Eriko Sugimori’s talk entitled ‘Effects of Positive and Negative Delusional Ideation on Memory’ covered a study where participants were given a learning task in which they were shown 40 adjectives projected one at a time on a screen. Fifteen minutes later they were shown 80 adjectives and asked to state whether those adjectives had featured in the learning task. The participants were assessed for delusion proneness as well as degree of positive delusional ideation (consisting of traits such as guardedness, self-conceit, sense of specialness, and manipulativeness towards others) and negative delusional ideation (consisting of traits such as alienation, belittlement, persecution, and harming of others). Participants with high delusional ideation were more likely to indicate that they had learned adjectives that they had not actually learned.
In a second experiment, two forced-choice tests were conducted immediately after the learning phase. Pairs of words with similar meanings one with a positive and one with a negative connotation (eg: careful-skeptical, adventurous-reckless etc.) were presented. At the initial test phase, when presented with a forced-choice, participants were all relatively accurate in their recall (regardless of score for delusion-proneness). As time passed (when tested daily over several days) the proportion of false alarms increased among those with high proneness to delusional ideation and was correlated with their delusional style (ie those with positive traits had more false alarms with regard to positive adjectives and those with negative traits had more false alarms with regard to negative adjectives).
Kengo Miyazono’s ‘Hybrid Theory of Delusion Formation’ argues that the two-factor theory of delusion formation can be integrated with the account of delusion formation in which the notion of prediction-error plays the central role. In prediction-error theory delusions are formed in response to aberrant prediction-error signals (signals that indicate a mismatch between expectation and actual experience). In the two-factor account delusions are formed as a result of two distinct factors, these are: 1) the formation of a delusional idea and 2) the maintenance of (or inability to reject) that idea. Miyazono argues that a mis-match between expectations and actual experience could account for how a delusional idea arises due to its affect on attention allocation. Alternatively, prediction-error problems might account for the maintenance of a delusion by making belief updating excessively revisionist. In either case, on his account, prediction-error theory and two-factor accounts of delusion need not be incompatible.
Rochelle Cox’s talk gave us some results from her experiments on modelling delusions of misidentification using hypnosis and examining techniques that encourage belief revision. In her research she uses hypnosis to cause people to have temporary, reversible pathological ‘symptoms’ (such as delusions of misidentification) to provide an opportunity to examine belief maintenance and revision in the laboratory.
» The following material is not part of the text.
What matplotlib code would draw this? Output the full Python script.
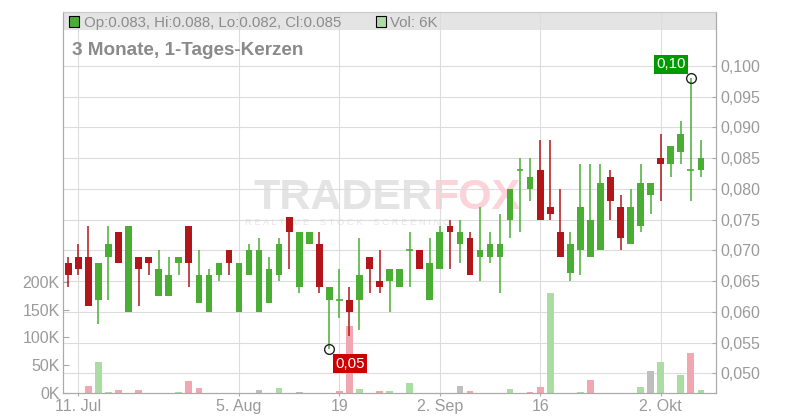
import matplotlib
matplotlib.use('Agg')
import matplotlib.pyplot as plt
from matplotlib.patches import Rectangle
from matplotlib.ticker import FuncFormatter, FixedLocator
import matplotlib.transforms as mtransforms
import numpy as np

plt.rcParams['font.family'] = ['Liberation Sans', 'DejaVu Sans']

# ---------------- data ----------------
opens = [0.068, 0.069, 0.069, 0.062, 0.069, 0.073, 0.060, 0.069, 0.069, 0.0625,
         0.0625, 0.068, 0.074, 0.0615, 0.060, 0.066, 0.070, 0.060, 0.066, 0.060,
         0.0615, 0.066, 0.0755, 0.064, 0.071, 0.071, 0.062, 0.062, 0.062, 0.062,
         0.069, 0.065, 0.065, 0.064, 0.070, 0.070, 0.062, 0.067, 0.074, 0.071,
         0.072, 0.069, 0.069, 0.069, 0.075, 0.083, 0.080, 0.083, 0.077, 0.073,
         0.0664, 0.070, 0.069, 0.070, 0.082, 0.077, 0.071, 0.074, 0.079, 0.085,
         0.084, 0.086, 0.083, 0.083]
highs = [0.069, 0.071, 0.074, 0.068, 0.074, 0.073, 0.074, 0.069, 0.069, 0.070,
         0.069, 0.069, 0.074, 0.070, 0.067, 0.068, 0.070, 0.068, 0.071, 0.072,
         0.069, 0.072, 0.0755, 0.073, 0.073, 0.073, 0.064, 0.067, 0.064, 0.072,
         0.069, 0.070, 0.067, 0.067, 0.073, 0.070, 0.072, 0.074, 0.075, 0.075,
         0.073, 0.077, 0.073, 0.076, 0.080, 0.085, 0.085, 0.088, 0.088, 0.080,
         0.073, 0.084, 0.084, 0.084, 0.083, 0.079, 0.080, 0.084, 0.081, 0.089,
         0.087, 0.091, 0.098, 0.088]
lows = [0.064, 0.066, 0.061, 0.058, 0.062, 0.068, 0.060, 0.061, 0.066, 0.0625,
        0.0625, 0.066, 0.064, 0.0615, 0.060, 0.065, 0.066, 0.060, 0.066, 0.060,
        0.0615, 0.065, 0.067, 0.063, 0.071, 0.063, 0.054, 0.059, 0.056, 0.057,
        0.063, 0.063, 0.060, 0.064, 0.064, 0.067, 0.062, 0.067, 0.067, 0.068,
        0.066, 0.065, 0.068, 0.063, 0.072, 0.073, 0.078, 0.075, 0.075, 0.069,
        0.065, 0.066, 0.069, 0.070, 0.075, 0.070, 0.071, 0.073, 0.076, 0.078,
        0.082, 0.084, 0.078, 0.082]
closes = [0.066, 0.067, 0.061, 0.068, 0.071, 0.068, 0.074, 0.067, 0.068, 0.067,
          0.066, 0.069, 0.068, 0.066, 0.066, 0.068, 0.068, 0.068, 0.070, 0.070,
          0.067, 0.071, 0.073, 0.073, 0.073, 0.064, 0.064, 0.062, 0.060, 0.066,
          0.067, 0.064, 0.067, 0.067, 0.070, 0.067, 0.068, 0.073, 0.073, 0.073,
          0.066, 0.070, 0.071, 0.071, 0.080, 0.083, 0.082, 0.075, 0.076, 0.069,
          0.071, 0.077, 0.075, 0.081, 0.078, 0.072, 0.077, 0.081, 0.081, 0.084,
          0.087, 0.089, 0.083, 0.085]
volumes = [0, 0, 13000, 56000, 2500, 6000, 0, 6000, 0, 0,
           0, 2500, 22000, 9500, 0, 0, 0, 0, 0, 6000,
           0, 9500, 0, 2500, 0, 0, 0, 4000, 121000, 8000,
           0, 4000, 4000, 0, 18500, 0, 0, 0, 0, 12500,
           3500, 0, 0, 0, 8000, 0, 2500, 11000, 180000, 0,
           0, 2000, 23000, 0, 0, 0, 0, 11000, 40000, 56000,
           0, 33000, 72000, 6000]

date_tick_index = [1, 17, 27, 37, 47, 59]
date_tick_labels = ["11. Jul", "5. Aug", "19", "2. Sep", "16", "2. Okt"]
price_ticks = [0.050, 0.055, 0.060, 0.065, 0.070, 0.075, 0.080, 0.085, 0.090, 0.095, 0.100]
volume_ticks = [0, 50000, 100000, 150000, 200000]
title = "3 Monate, 1-Tages-Kerzen"

# ---------------- style ----------------
GREEN = '#4aae35'
RED = '#b3161a'
VOL_UP = '#aadca4'
VOL_DOWN = '#f0a7af'
VOL_FLAT = '#bebebe'
GRID = '#dcdcdc'
TICKC = '#9a9a9a'
SPINE = '#aaaaaa'

W, H = 800, 420
fig = plt.figure(figsize=(8, 4.2), dpi=100)
L, R, T, B = 63, 716, 12, 393
ax = fig.add_axes([L / W, 1 - B / H, (R - L) / W, (B - T) / H])
ax2 = ax.twinx()

n = len(opens)
x = np.arange(n)
o = np.array(opens); h = np.array(highs); l = np.array(lows); c = np.array(closes)
v = np.array(volumes)

ax.set_xlim(-0.53, 64.51)
ax.set_ylim(0, 685000)
ax2.set_ylim(0.046795, 0.10879)


def axfrac(px, py):
    return (px - L) / (R - L), (B - py) / (B - T)


# header band
ax.add_patch(Rectangle((0, 1 - 18 / (B - T)), 1, 18 / (B - T), transform=ax.transAxes,
                       facecolor='#e4e4e4', edgecolor='none', zorder=0.2))

# watermark
wx, wy = axfrac(432, 209)
ax.text(wx, wy, "TRADER", transform=ax.transAxes, ha='right', va='baseline',
        fontsize=31, fontweight='bold', color='#e4e4e4', zorder=0.3)
ax.text(wx, wy, "FOX", transform=ax.transAxes, ha='left', va='baseline',
        fontsize=31, fontweight='bold', color='#fbd3d8', zorder=0.3)
sx, sy = axfrac(348, 225)
ax.text(sx, sy, " ".join("REALTIME STOCK SCREENING").replace("   ", "    "),
        transform=ax.transAxes, ha='center', va='baseline', fontsize=6.8,
        color='#e6e6e6', zorder=0.3)

# price gridlines (drawn in the lower axes so volume bars cover them)
blend = mtransforms.blended_transform_factory(ax.transAxes, ax2.transData)
for p in price_ticks:
    ax.plot([0, 1], [p, p], transform=blend, color=GRID, lw=0.8, zorder=0.5)

# vertical gridlines
ax.set_xticks(date_tick_index)
ax.set_xticklabels(date_tick_labels)
ax.set_axisbelow(True)
ax.grid(axis='x', color=GRID, lw=0.8)

# volume bars
prev = np.concatenate([[c[0]], c[:-1]])
vcol = [VOL_UP if cc > pp else (VOL_DOWN if cc < pp else VOL_FLAT) for cc, pp in zip(c, prev)]
ax.bar(x, v, width=0.66, color=vcol, zorder=1)

# candles
up = c >= o
ccol = np.where(up, GREEN, RED)
ax2.vlines(x, l, h, colors=ccol, lw=1.1, zorder=3)
body_bottom = np.minimum(o, c)
body_h = np.abs(c - o)
ax2.bar(x, body_h, bottom=body_bottom, width=0.66, color=ccol, zorder=4)
doji = body_h == 0
ax2.hlines(c[doji], x[doji] - 0.33, x[doji] + 0.33, colors=ccol[doji], lw=1.2, zorder=4)

# high / low annotations
ih = int(np.argmax(h)); il = int(np.argmin(l))
ax2.plot([ih, il], [h[ih], l[il]], 'o', ms=7, mfc='none', mec='#222222', mew=1.0, zorder=6)
ax2.annotate(f"{h[ih]:.2f}".replace('.', ','), xy=(ih, h[ih]), xytext=(-5, 7),
             textcoords='offset pixels', ha='right', va='bottom', color='white', fontsize=10.8,
             bbox=dict(boxstyle='square,pad=0.15', fc='#009a00', ec='none'), zorder=7)
ax2.annotate(f"{l[il]:.2f}".replace('.', ','), xy=(il, l[il]), xytext=(6, -8),
             textcoords='offset pixels', ha='left', va='top', color='white', fontsize=10.8,
             bbox=dict(boxstyle='square,pad=0.15', fc='#cc0000', ec='none'), zorder=7)

# axes formatting
ax.yaxis.set_major_locator(FixedLocator(volume_ticks))
ax.yaxis.set_major_formatter(FuncFormatter(lambda val, pos: f"{int(round(val / 1000))}K"))
ax2.yaxis.set_major_locator(FixedLocator(price_ticks))
ax2.yaxis.set_major_formatter(FuncFormatter(lambda val, pos: f"{val:.3f}".replace('.', ',')))

ax.tick_params(axis='y', direction='in', length=4.5, width=0.8, color=SPINE,
               labelcolor=TICKC, labelsize=11.5, pad=2.4)
ax2.tick_params(axis='y', direction='in', length=3, width=0.8, color=SPINE,
                labelcolor=TICKC, labelsize=11.5, pad=2.9)
ax.tick_params(axis='x', direction='out', length=2.5, width=0.8, color=SPINE,
               labelcolor=TICKC, labelsize=11.5, pad=1.5)

for a in (ax, ax2):
    for s in ('left', 'right', 'bottom'):
        a.spines[s].set_color(SPINE)
        a.spines[s].set_linewidth(0.8)
    a.spines['top'].set_color('#cccccc')
    a.spines['top'].set_linewidth(0.8)

# header legend
fig.add_artist(Rectangle((68.5 / W, 1 - 26.5 / H), 10 / W, 10 / H, transform=fig.transFigure,
                         facecolor=GREEN, edgecolor='black', lw=0.8))
fig.text(84 / W, 1 - 27 / H,
         f"Op:{o[-1]:.3f}, Hi:{h[-1]:.3f}, Lo:{l[-1]:.3f}, Cl:{c[-1]:.3f}",
         ha='left', va='baseline', fontsize=10.8, color='#8c8c8c')
fig.add_artist(Rectangle((375.5 / W, 1 - 26.5 / H), 10 / W, 10 / H, transform=fig.transFigure,
                         facecolor=vcol[-1], edgecolor='black', lw=0.8))
fig.text(390 / W, 1 - 27 / H, f"Vol: {v[-1] / 1000:.0f}K",
         ha='left', va='baseline', fontsize=10.8, color='#8c8c8c')

# title
fig.text(72 / W, 1 - 55 / H, title, ha='left', va='baseline', fontsize=13.6,
         fontweight='bold', color='#8a8a8a')

fig.savefig('out.png', dpi=100)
Her research involves mistaken beliefs about the identity of oneself, other people, places, or objects and aims to identify techniques to encourage subjects to abandon their suggested beliefs. Results indicate that the most successful techniques involve active reality testing or providing subjects with an alternative explanation for their anomalous experiences. The advantages and disadvantages of these hypnotic models were discussed alongside the clinical implications of the findings.
Philip Gerrans gave a talk entitled ‘The Default Mode Network and the Cognitive Architecture of Belief Fixation. A New Approach to the One Stage -Two Stage Debate about Delusion Formation.’ Gerrans argues that delusions occur as a result of the specialized circuitry that constructs the raw material for subjective narrative interpretations of experience: The Default Mode Network (DMN) responding to anomalous or highly salient experiences. He argues that this interpretation makes sense of the phenomenology of delusions and of the neural evidence about the way the DMN and right dorsolateral-prefrontal cortex interact in psychiatric conditions. He further argues that this approach replaces debates about the rationality or irrationality of delusional beliefs with a new debate around the nature of the cognitive aetiology of delusion.
In my talk entitled ‘Delusion: A Philosophical Conceptualisation from Original Empirical Work’ I argue that some delusions should not be thought of in terms of the standard clinical definition where the focus is on false beliefs held with conviction. Whilst we might come to understand that someone is ill based on her reporting apparent beliefs held with conviction in the face of counter evidence, in some cases the pathology lies in her direct perceptual experience. Interviews with people who have clinically significant delusions highlights the bizarre and persistent nature of these anomalous perceptual experiences. I argue (along with other one-factor theorists) that in these cases no cognitive or reasoning deficit is required for these kinds of delusions to arise. We ordinarily prioritise direct experience over other information, people with these kinds of experience find them impossible to ignore and, as they persist and intensify, the experience demands an explanation.